- Required task:
Check each line of the listing below for the string "seaborn", and give only how many lines hold it.

┄┄┄┄┄┄

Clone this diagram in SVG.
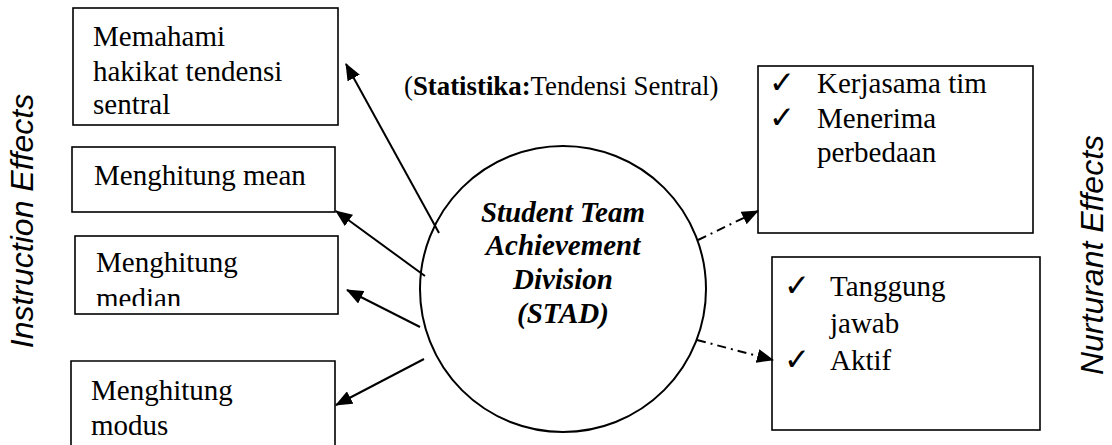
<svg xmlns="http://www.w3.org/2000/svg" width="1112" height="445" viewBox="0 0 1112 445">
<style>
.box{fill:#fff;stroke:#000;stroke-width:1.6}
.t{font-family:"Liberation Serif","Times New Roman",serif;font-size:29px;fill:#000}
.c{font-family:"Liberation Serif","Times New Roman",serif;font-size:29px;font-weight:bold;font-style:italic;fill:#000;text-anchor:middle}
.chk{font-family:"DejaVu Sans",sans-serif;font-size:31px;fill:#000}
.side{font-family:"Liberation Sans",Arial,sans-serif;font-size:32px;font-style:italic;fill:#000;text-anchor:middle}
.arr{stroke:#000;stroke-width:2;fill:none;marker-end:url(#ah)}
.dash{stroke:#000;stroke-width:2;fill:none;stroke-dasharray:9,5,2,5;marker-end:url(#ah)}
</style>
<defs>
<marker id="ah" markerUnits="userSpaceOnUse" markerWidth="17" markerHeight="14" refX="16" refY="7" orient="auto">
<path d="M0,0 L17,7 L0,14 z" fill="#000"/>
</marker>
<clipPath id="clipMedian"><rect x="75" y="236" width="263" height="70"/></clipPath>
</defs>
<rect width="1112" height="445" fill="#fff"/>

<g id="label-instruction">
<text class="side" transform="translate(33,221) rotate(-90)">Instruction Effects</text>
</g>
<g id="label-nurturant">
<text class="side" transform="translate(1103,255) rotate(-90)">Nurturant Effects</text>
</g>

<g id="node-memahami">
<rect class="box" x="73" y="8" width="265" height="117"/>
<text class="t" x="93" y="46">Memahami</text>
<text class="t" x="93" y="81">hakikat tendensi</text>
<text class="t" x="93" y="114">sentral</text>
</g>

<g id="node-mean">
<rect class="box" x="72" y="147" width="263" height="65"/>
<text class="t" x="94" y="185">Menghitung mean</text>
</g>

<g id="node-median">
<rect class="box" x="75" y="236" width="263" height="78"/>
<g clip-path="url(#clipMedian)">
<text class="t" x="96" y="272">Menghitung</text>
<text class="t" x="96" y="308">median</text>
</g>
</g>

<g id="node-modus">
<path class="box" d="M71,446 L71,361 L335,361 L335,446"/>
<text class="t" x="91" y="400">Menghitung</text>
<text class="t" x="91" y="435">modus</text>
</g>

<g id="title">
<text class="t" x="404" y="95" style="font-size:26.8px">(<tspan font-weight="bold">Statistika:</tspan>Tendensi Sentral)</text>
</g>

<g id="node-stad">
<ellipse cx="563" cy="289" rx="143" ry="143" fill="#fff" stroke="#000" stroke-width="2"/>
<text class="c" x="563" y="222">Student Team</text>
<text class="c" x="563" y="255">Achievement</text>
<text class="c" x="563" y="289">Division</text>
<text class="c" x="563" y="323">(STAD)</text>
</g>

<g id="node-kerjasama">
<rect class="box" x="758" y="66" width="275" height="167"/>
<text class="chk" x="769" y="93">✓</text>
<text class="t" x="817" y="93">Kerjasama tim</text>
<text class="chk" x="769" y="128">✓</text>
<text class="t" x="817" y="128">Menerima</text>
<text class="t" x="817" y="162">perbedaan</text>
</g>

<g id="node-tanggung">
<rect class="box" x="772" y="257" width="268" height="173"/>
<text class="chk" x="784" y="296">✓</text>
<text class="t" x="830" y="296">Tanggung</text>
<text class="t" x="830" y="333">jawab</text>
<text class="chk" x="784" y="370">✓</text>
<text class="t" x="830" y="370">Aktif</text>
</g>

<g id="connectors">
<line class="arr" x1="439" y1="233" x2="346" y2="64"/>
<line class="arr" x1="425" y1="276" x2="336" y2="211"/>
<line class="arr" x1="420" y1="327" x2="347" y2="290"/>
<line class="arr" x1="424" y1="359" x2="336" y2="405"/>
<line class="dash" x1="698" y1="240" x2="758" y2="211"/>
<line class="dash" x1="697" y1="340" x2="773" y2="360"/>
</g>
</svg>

┄┄┄┄┄┄

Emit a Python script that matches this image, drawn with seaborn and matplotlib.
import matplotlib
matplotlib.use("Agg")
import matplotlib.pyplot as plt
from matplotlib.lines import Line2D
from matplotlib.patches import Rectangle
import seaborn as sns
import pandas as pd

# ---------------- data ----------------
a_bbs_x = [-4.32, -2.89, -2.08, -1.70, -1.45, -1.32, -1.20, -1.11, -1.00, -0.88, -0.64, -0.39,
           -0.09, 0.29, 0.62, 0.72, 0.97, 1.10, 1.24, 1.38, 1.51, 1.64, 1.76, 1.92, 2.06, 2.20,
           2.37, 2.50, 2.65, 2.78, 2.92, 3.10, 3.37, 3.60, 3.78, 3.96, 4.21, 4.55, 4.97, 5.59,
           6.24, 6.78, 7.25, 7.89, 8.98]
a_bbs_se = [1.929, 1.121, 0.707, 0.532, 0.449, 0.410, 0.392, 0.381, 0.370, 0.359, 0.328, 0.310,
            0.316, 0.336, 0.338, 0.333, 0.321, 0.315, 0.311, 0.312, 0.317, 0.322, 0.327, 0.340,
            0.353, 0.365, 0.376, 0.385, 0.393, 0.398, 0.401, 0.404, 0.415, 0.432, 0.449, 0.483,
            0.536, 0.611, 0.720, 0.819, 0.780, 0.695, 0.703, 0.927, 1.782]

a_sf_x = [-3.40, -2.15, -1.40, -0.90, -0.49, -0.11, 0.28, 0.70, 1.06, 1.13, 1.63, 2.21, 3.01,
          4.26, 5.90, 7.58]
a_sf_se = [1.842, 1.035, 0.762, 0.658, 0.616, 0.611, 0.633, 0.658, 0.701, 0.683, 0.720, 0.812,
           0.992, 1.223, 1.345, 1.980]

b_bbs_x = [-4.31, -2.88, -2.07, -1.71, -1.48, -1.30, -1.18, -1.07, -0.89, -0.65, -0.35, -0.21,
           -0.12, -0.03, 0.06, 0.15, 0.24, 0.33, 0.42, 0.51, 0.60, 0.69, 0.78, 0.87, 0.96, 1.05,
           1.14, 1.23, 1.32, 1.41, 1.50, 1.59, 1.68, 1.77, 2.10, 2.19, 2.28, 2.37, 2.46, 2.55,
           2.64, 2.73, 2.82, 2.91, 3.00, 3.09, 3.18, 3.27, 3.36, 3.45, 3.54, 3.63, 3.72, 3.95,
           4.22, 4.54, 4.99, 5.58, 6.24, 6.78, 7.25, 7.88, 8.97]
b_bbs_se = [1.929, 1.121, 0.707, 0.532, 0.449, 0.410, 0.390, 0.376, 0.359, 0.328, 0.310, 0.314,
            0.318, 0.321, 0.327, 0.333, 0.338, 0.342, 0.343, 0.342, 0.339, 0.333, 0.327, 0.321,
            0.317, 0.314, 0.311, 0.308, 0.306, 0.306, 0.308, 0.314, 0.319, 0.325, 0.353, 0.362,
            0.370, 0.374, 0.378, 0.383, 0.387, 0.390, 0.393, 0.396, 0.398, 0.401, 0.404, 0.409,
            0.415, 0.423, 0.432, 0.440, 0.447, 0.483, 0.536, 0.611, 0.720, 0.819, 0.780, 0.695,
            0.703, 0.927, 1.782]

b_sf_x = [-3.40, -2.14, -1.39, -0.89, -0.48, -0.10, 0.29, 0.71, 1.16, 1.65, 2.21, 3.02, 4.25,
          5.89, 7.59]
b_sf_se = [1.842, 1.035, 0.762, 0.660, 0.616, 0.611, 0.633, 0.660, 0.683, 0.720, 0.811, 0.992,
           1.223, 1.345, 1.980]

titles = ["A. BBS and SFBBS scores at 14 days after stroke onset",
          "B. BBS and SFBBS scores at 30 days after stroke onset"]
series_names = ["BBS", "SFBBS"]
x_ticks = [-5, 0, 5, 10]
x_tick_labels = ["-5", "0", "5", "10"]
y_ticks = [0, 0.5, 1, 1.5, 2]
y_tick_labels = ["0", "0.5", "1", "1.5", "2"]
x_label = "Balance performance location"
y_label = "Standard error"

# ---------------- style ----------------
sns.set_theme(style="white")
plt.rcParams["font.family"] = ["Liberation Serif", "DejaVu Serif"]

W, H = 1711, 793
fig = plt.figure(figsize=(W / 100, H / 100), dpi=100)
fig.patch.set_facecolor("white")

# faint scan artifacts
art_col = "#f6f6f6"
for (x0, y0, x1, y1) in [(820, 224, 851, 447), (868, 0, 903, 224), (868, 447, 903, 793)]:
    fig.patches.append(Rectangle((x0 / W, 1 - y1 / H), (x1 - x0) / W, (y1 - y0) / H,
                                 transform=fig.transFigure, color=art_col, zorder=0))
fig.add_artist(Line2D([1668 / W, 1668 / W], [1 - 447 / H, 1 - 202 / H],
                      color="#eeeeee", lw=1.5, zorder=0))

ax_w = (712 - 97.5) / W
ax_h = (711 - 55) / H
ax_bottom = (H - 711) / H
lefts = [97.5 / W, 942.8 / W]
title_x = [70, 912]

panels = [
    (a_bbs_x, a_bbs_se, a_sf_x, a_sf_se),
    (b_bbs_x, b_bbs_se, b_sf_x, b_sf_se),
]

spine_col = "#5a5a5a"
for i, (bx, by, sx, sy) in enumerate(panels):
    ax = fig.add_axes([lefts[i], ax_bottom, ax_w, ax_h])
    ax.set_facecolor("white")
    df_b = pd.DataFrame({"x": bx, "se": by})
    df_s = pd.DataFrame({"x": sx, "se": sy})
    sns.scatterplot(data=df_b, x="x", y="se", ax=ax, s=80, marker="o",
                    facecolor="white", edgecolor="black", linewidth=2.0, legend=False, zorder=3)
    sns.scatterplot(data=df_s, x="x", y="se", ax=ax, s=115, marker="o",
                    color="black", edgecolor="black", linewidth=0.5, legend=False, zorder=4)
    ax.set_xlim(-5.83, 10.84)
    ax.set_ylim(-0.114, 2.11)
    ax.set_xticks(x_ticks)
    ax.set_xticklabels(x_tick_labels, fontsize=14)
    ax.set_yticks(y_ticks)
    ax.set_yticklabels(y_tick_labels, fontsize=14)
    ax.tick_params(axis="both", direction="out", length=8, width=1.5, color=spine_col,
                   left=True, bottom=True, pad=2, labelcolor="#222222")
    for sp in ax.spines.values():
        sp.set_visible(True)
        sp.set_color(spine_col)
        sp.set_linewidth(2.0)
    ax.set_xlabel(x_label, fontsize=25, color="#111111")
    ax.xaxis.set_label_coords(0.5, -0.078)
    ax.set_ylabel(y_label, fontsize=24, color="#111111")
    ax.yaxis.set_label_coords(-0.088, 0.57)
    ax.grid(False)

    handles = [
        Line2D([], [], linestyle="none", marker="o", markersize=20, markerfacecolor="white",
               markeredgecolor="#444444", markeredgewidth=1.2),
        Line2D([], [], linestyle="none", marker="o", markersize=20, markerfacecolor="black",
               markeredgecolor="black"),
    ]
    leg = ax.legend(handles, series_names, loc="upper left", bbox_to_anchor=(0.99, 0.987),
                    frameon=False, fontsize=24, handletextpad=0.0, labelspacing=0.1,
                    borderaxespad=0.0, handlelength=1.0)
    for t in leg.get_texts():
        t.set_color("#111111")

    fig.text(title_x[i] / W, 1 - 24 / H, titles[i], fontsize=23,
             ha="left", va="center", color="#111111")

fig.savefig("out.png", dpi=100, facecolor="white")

┄┄┄┄┄┄

- Solution to this task:
2